▶ _STATED TASK_
Below are several records. Retype exactly those lines running from the one with "Convert this chart to Plotly code." through the one with "import plotly.graph_objects as go", end lines included, and no others.

▶ _INPUT FOR THIS TASK_
- - - -

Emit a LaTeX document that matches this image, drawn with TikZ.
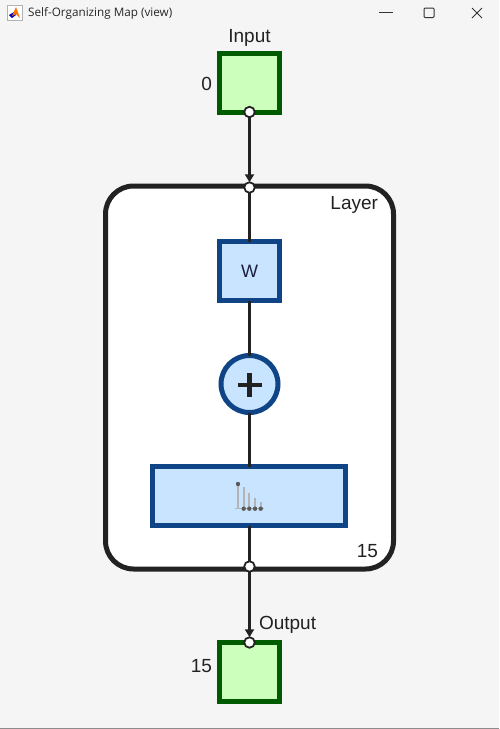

- - - -

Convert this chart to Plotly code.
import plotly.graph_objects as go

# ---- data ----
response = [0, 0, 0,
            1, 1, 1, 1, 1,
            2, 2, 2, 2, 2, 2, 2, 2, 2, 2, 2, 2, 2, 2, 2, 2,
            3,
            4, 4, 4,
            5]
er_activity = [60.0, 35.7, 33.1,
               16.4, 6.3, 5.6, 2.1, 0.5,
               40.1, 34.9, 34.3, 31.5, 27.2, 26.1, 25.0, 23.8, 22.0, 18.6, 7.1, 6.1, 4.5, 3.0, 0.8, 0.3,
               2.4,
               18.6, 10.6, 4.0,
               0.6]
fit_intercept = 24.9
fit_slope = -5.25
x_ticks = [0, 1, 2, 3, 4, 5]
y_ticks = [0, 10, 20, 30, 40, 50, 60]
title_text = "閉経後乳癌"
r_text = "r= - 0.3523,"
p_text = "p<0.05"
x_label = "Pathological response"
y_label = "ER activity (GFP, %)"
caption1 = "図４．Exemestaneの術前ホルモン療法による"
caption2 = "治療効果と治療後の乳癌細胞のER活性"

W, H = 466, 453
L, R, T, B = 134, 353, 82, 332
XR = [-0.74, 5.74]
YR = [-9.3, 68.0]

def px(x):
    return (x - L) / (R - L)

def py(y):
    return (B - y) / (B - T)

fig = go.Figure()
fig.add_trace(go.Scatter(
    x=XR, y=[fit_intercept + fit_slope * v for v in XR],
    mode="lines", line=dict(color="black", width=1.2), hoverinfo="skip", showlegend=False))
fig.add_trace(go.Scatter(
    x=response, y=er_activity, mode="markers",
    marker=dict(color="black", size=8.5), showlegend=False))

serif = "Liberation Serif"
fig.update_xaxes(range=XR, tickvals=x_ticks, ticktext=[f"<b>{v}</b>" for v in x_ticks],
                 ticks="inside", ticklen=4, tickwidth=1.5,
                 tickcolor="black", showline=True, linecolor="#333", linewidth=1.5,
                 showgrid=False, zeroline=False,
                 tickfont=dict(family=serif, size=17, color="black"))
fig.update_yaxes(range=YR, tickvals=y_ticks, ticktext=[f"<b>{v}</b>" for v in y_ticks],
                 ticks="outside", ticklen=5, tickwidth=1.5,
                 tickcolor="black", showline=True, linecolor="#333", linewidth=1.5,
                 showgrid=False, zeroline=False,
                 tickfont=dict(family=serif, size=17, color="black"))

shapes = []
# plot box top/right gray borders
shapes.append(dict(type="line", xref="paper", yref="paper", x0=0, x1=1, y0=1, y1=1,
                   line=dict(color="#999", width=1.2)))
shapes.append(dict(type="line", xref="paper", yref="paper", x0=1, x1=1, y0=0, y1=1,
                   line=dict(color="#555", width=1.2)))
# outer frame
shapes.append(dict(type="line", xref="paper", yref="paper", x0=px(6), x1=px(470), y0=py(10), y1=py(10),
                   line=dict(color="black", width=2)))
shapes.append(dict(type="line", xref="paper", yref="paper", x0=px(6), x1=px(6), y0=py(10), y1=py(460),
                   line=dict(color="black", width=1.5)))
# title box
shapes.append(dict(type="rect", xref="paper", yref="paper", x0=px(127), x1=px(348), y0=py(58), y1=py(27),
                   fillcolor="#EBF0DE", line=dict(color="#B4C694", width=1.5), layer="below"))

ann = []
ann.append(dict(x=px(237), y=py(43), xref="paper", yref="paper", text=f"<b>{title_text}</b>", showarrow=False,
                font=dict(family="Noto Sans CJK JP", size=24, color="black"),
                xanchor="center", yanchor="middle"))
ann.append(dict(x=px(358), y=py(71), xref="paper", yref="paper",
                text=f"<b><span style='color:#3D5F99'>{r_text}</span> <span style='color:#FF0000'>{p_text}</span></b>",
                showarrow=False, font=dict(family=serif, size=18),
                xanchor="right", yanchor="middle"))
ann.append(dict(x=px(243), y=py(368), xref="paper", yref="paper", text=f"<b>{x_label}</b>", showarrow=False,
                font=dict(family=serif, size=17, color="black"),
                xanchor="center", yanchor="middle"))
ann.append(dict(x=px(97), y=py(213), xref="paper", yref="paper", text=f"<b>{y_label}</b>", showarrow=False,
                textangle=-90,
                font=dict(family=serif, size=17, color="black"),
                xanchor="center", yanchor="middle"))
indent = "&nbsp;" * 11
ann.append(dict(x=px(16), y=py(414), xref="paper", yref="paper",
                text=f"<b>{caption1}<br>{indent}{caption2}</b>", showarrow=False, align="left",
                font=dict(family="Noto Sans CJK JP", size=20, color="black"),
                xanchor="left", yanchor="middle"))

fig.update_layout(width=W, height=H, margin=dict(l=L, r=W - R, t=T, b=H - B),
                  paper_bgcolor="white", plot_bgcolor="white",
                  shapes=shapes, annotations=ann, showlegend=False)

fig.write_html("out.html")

- - - -

▶ _THE OUTPUT_
Convert this chart to Plotly code.
import plotly.graph_objects as go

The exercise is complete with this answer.